Il est nécessaire de bouleverser un peu la chronologie romanesque pour en arriver à l’initiation musicale de Pier Paolo qui occupe à elle seule tout un chapitre et pose les questions multiples et centrales d’une façon nette et exemplaire. Pier Paolo, dont nous connaissons déjà le culte qu’il voue à sa mère, avoue, sinon son inculture musicale, du moins les limites de ses connaissances : « J’écoutais avec délices maman vocaliser sur de vieux airs frioulans, mais jamais je n’aurais pensé qu’une voix humaine, qui ne fût pas sa voix à elle, pût un jour me toucher. » (Ange, p. 104). Pour lui, le chant est d’abord exclusivement lié à la tendresse et à l’amour maternels, aux origines (le Frioul) et à la voix naturelle, bref à un univers de l’enfance, qui dans un dénuement de tout artifice forme un berceau de paix et de sécurité, qui l’apaise et maintient en lui le petit enfant attaché à l’univers féminin de Casarsa. Mais au contact de Wilma, jeune fille juive et véritable amie de Pier Paolo, celui-ci est non seulement initié à une autre musique, charmé par la musique mais éduqué. Cette jeune violoniste le conduit en effet hors du cocon de l’enfance et lui enseigne le langage et les contradictions musicales.

‘Wilma Kalz m’apprit à aimer la musique, et comment l’aimer. Elle me fit entendre à la radio plusieurs symphonies de Beethoven. Jusqu’alors je n’appréciais dans l’orchestre que la description des sentiments humains ou l’évocation des paysages.
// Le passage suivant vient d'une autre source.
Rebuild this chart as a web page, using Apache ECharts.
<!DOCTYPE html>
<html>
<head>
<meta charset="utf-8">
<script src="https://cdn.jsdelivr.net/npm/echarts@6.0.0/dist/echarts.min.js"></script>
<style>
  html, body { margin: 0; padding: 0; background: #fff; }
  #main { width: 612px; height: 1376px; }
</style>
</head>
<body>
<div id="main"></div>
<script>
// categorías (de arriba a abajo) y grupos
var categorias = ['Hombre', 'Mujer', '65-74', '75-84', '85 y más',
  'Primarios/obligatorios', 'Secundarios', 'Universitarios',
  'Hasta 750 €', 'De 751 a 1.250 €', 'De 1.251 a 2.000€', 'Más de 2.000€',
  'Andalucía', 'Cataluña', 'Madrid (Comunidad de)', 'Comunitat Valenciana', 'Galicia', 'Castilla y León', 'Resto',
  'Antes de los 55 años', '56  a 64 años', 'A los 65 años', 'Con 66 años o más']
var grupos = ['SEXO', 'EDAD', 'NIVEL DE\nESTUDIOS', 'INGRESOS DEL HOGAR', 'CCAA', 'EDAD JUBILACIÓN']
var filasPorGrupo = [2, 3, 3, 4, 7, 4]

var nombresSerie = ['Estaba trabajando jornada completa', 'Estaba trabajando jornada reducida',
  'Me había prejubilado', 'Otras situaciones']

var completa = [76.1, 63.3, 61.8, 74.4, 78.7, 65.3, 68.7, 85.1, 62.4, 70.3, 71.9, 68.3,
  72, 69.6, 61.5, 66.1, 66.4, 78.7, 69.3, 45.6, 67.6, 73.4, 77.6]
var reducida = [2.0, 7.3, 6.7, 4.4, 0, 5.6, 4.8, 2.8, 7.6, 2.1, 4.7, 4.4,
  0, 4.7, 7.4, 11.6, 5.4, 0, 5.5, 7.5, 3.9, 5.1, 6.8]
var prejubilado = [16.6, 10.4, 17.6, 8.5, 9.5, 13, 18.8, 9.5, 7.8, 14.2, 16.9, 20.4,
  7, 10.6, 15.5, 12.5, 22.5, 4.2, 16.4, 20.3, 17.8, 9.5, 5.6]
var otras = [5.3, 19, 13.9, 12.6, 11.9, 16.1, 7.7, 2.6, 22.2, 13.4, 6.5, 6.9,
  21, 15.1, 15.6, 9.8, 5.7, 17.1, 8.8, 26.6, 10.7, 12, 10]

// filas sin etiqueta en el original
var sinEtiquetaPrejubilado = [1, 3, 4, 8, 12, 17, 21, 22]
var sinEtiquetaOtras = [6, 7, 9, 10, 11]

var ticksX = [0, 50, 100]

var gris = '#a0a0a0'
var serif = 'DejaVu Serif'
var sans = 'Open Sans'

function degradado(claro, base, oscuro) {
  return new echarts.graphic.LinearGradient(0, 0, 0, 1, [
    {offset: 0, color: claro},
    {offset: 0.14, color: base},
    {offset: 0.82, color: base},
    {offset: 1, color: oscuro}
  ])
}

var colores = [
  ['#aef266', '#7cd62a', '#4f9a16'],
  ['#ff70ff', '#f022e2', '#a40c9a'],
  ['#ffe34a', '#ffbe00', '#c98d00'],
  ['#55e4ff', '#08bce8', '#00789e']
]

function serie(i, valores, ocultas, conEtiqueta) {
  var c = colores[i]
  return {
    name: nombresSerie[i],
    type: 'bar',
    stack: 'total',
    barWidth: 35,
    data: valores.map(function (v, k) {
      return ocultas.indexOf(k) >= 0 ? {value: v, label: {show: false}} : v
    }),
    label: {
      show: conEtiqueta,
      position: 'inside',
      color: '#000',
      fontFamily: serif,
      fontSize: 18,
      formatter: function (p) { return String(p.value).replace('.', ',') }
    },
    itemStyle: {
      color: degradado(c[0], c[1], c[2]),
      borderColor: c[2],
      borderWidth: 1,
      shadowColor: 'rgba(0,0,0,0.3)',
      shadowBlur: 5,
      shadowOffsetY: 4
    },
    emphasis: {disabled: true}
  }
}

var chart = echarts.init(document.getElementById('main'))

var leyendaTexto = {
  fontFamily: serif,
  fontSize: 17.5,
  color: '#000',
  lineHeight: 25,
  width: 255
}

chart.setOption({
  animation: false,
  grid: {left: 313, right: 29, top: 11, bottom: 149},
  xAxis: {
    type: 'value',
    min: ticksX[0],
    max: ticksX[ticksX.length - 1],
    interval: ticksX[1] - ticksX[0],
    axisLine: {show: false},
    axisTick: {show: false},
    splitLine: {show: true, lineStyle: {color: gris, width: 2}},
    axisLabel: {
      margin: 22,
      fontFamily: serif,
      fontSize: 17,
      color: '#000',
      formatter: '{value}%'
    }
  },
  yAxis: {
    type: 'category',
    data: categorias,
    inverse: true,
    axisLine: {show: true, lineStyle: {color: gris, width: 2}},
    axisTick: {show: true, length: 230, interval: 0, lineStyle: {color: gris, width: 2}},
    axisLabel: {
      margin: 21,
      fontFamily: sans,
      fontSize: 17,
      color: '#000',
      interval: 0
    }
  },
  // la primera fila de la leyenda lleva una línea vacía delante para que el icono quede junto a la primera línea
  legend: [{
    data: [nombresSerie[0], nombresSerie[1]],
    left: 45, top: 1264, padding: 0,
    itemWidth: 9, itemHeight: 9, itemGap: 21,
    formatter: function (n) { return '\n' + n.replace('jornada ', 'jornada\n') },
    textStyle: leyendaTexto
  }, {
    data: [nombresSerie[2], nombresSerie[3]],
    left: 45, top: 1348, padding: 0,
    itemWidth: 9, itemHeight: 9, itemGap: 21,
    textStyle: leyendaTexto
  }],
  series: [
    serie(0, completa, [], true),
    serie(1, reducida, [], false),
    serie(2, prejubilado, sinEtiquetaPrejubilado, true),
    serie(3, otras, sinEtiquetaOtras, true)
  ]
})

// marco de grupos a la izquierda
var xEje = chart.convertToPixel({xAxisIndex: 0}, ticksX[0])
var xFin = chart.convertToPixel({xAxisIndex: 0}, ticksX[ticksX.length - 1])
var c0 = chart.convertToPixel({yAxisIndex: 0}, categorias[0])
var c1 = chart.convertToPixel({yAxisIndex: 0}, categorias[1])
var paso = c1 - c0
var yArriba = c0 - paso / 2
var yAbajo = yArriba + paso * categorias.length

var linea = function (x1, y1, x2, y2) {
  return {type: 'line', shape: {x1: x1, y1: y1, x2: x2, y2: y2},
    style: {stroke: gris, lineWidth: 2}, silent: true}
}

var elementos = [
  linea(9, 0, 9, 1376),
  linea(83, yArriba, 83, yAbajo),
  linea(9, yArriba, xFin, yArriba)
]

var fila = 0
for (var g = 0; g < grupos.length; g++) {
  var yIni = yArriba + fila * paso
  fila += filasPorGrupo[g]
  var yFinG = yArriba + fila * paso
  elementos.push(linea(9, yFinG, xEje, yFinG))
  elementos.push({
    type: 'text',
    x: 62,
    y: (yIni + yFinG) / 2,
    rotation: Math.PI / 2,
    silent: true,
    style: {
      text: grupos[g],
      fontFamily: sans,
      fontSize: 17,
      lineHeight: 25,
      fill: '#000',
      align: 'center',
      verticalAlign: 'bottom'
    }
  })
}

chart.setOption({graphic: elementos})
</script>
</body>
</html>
Rien ne me paraissait plus beau que Les Saisons de Vivaldi : réussir à suggérer par les pizzicati des violons une pluie fine et persistante d’hiver ! À traduire par d’énergiques unissons les éclairs et le tonnerre d’un orage de printemps ! Wilma souriait à mes enthousiasmes, puis, de sa voix douce et tranquille, avec une pointe charmante d’accent étranger, elle me fournissait des raisons musicales d’admirer le génie du Vénitien, m’invitant, par exemple, à reconnaître pour secondaires les effets d’harmonie imitative, alors que je devais porter mon attention sur le choix des tonalités [...]. Ange, p. 99.’
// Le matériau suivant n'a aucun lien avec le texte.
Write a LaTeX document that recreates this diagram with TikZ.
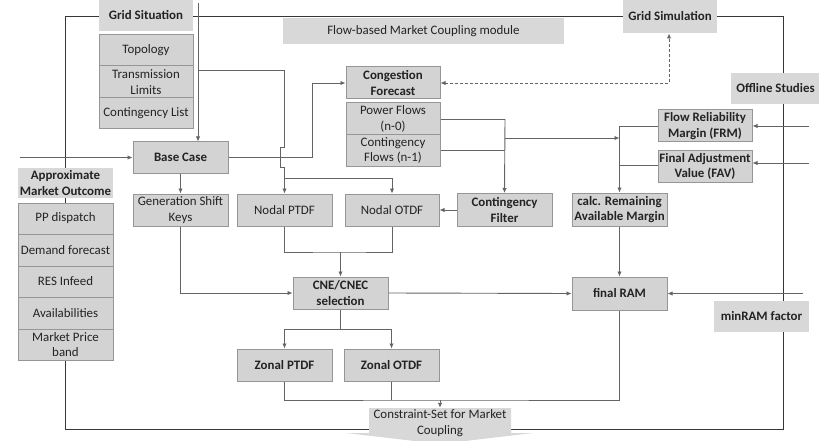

Cet extrait montre de façon exemplaire — d’où sa place en début de chapitre — comment le narrateur a effectué ses premiers pas en musique, comment il a appris à soupçonner derrière les apparences un ensemble de motifs qui lui donnent de nouvelles raisons « d’aimer la musique » et d’accroître son plaisir, d’affiner son oreille, de ne pas s’arrêter au figuralisme musical. Mais c’est également une invitation à ne pas s’avouer vaincu devant ce qu’il est convenu d’appeler la nature abstraite de la musique et de se montrer capable de ramener cette forme d’art aux types d’expression qui peuvent apparaître plus immédiats, moins insaisissables : la littérature, la peinture et le cinéma.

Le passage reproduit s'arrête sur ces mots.